<<<<

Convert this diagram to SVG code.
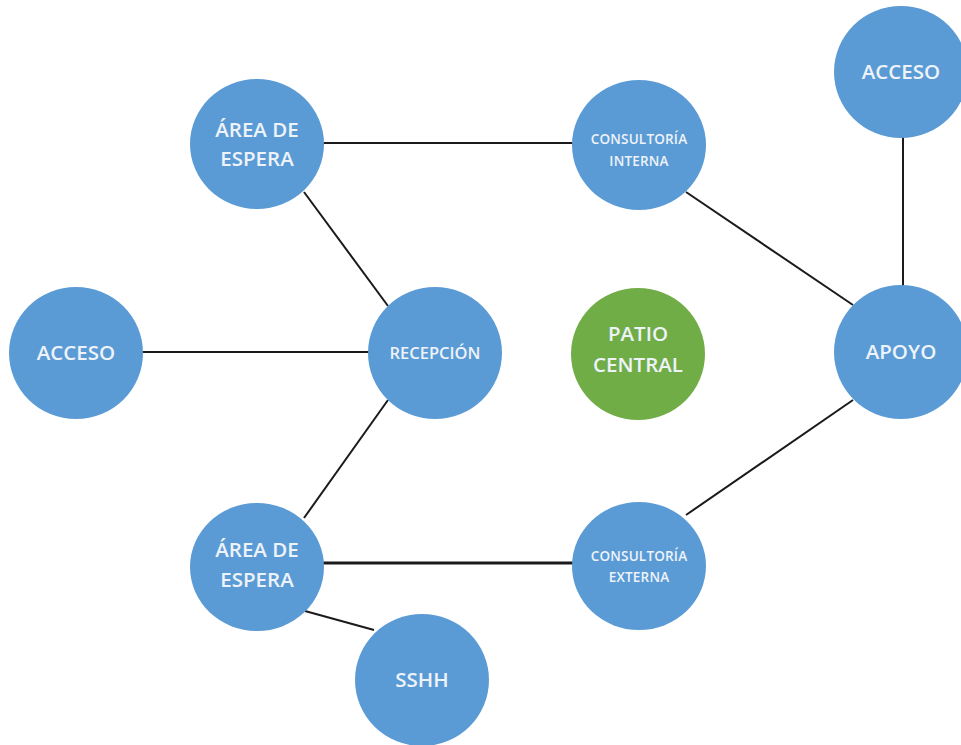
<svg xmlns="http://www.w3.org/2000/svg" width="961" height="745" viewBox="0 0 961 745">
<style>
.n{fill:#5B9BD5}
.g{fill:#70AD47}
.t{fill:#EEF3FA;font-family:"Open Sans","Noto Sans",sans-serif;text-anchor:middle;font-weight:600}
.b{font-size:20.5px}
.s{font-size:13.5px;letter-spacing:0.2px}
.c line{stroke:#1a1a1a;stroke-width:2}
</style>
<rect width="961" height="745" fill="#fff"/>
<g class="c" id="connectors">
<line x1="320" y1="143" x2="580" y2="143"/>
<line x1="304" y1="192" x2="388" y2="306"/>
<line x1="686" y1="192" x2="853" y2="305"/>
<line x1="903" y1="130" x2="903" y2="290"/>
<line x1="140" y1="352" x2="372" y2="352"/>
<line x1="388" y1="400" x2="304" y2="518"/>
<line x1="853" y1="400" x2="686" y2="515"/>
<line x1="320" y1="563" x2="580" y2="563" style="stroke-width:3"/>
<line x1="305" y1="611" x2="374" y2="630"/>
</g>
<g id="area-espera-1"><ellipse class="n" cx="257" cy="144" rx="67" ry="65"/><text class="t b" x="257" y="137">ÁREA DE</text><text class="t b" x="257" y="166">ESPERA</text></g>
<g id="consultoria-interna"><ellipse class="n" cx="639" cy="145" rx="67" ry="65"/><text class="t s" x="639" y="144">CONSULTORÍA</text><text class="t s" x="639" y="166">INTERNA</text></g>
<g id="acceso-1"><ellipse class="n" cx="901" cy="72" rx="67" ry="66"/><text class="t b" x="901" y="79">ACCESO</text></g>
<g id="acceso-2"><ellipse class="n" cx="76" cy="353" rx="67" ry="66"/><text class="t b" x="76" y="360">ACCESO</text></g>
<g id="recepcion"><ellipse class="n" cx="435" cy="353" rx="67" ry="66"/><text class="t" style="font-size:16.5px" x="435" y="359">RECEPCIÓN</text></g>
<g id="patio-central"><ellipse class="g" cx="638" cy="354" rx="67" ry="66"/><text class="t b" x="638" y="341">PATIO</text><text class="t b" x="638" y="372">CENTRAL</text></g>
<g id="apoyo"><ellipse class="n" cx="901" cy="352" rx="67" ry="67"/><text class="t b" x="901" y="359">APOYO</text></g>
<g id="area-espera-2"><ellipse class="n" cx="257" cy="567" rx="67" ry="64"/><text class="t b" x="257" y="557">ÁREA DE</text><text class="t b" x="257" y="587">ESPERA</text></g>
<g id="consultoria-externa"><ellipse class="n" cx="639" cy="566" rx="67" ry="64"/><text class="t s" x="639" y="561">CONSULTORÍA</text><text class="t s" x="639" y="582">EXTERNA</text></g>
<g id="sshh"><ellipse class="n" cx="422" cy="680" rx="67" ry="66"/><text class="t b" x="422" y="687">SSHH</text></g>
</svg>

>>>>

Prompt
Omit any images, then output the listing exactly.

Response
Convert this diagram to SVG code.
<svg xmlns="http://www.w3.org/2000/svg" width="961" height="745" viewBox="0 0 961 745">
<style>
.n{fill:#5B9BD5}
.g{fill:#70AD47}
.t{fill:#EEF3FA;font-family:"Open Sans","Noto Sans",sans-serif;text-anchor:middle;font-weight:600}
.b{font-size:20.5px}
.s{font-size:13.5px;letter-spacing:0.2px}
.c line{stroke:#1a1a1a;stroke-width:2}
</style>
<rect width="961" height="745" fill="#fff"/>
<g class="c" id="connectors">
<line x1="320" y1="143" x2="580" y2="143"/>
<line x1="304" y1="192" x2="388" y2="306"/>
<line x1="686" y1="192" x2="853" y2="305"/>
<line x1="903" y1="130" x2="903" y2="290"/>
<line x1="140" y1="352" x2="372" y2="352"/>
<line x1="388" y1="400" x2="304" y2="518"/>
<line x1="853" y1="400" x2="686" y2="515"/>
<line x1="320" y1="563" x2="580" y2="563" style="stroke-width:3"/>
<line x1="305" y1="611" x2="374" y2="630"/>
</g>
<g id="area-espera-1"><ellipse class="n" cx="257" cy="144" rx="67" ry="65"/><text class="t b" x="257" y="137">ÁREA DE</text><text class="t b" x="257" y="166">ESPERA</text></g>
<g id="consultoria-interna"><ellipse class="n" cx="639" cy="145" rx="67" ry="65"/><text class="t s" x="639" y="144">CONSULTORÍA</text><text class="t s" x="639" y="166">INTERNA</text></g>
<g id="acceso-1"><ellipse class="n" cx="901" cy="72" rx="67" ry="66"/><text class="t b" x="901" y="79">ACCESO</text></g>
<g id="acceso-2"><ellipse class="n" cx="76" cy="353" rx="67" ry="66"/><text class="t b" x="76" y="360">ACCESO</text></g>
<g id="recepcion"><ellipse class="n" cx="435" cy="353" rx="67" ry="66"/><text class="t" style="font-size:16.5px" x="435" y="359">RECEPCIÓN</text></g>
<g id="patio-central"><ellipse class="g" cx="638" cy="354" rx="67" ry="66"/><text class="t b" x="638" y="341">PATIO</text><text class="t b" x="638" y="372">CENTRAL</text></g>
<g id="apoyo"><ellipse class="n" cx="901" cy="352" rx="67" ry="67"/><text class="t b" x="901" y="359">APOYO</text></g>
<g id="area-espera-2"><ellipse class="n" cx="257" cy="567" rx="67" ry="64"/><text class="t b" x="257" y="557">ÁREA DE</text><text class="t b" x="257" y="587">ESPERA</text></g>
<g id="consultoria-externa"><ellipse class="n" cx="639" cy="566" rx="67" ry="64"/><text class="t s" x="639" y="561">CONSULTORÍA</text><text class="t s" x="639" y="582">EXTERNA</text></g>
<g id="sshh"><ellipse class="n" cx="422" cy="680" rx="67" ry="66"/><text class="t b" x="422" y="687">SSHH</text></g>
</svg>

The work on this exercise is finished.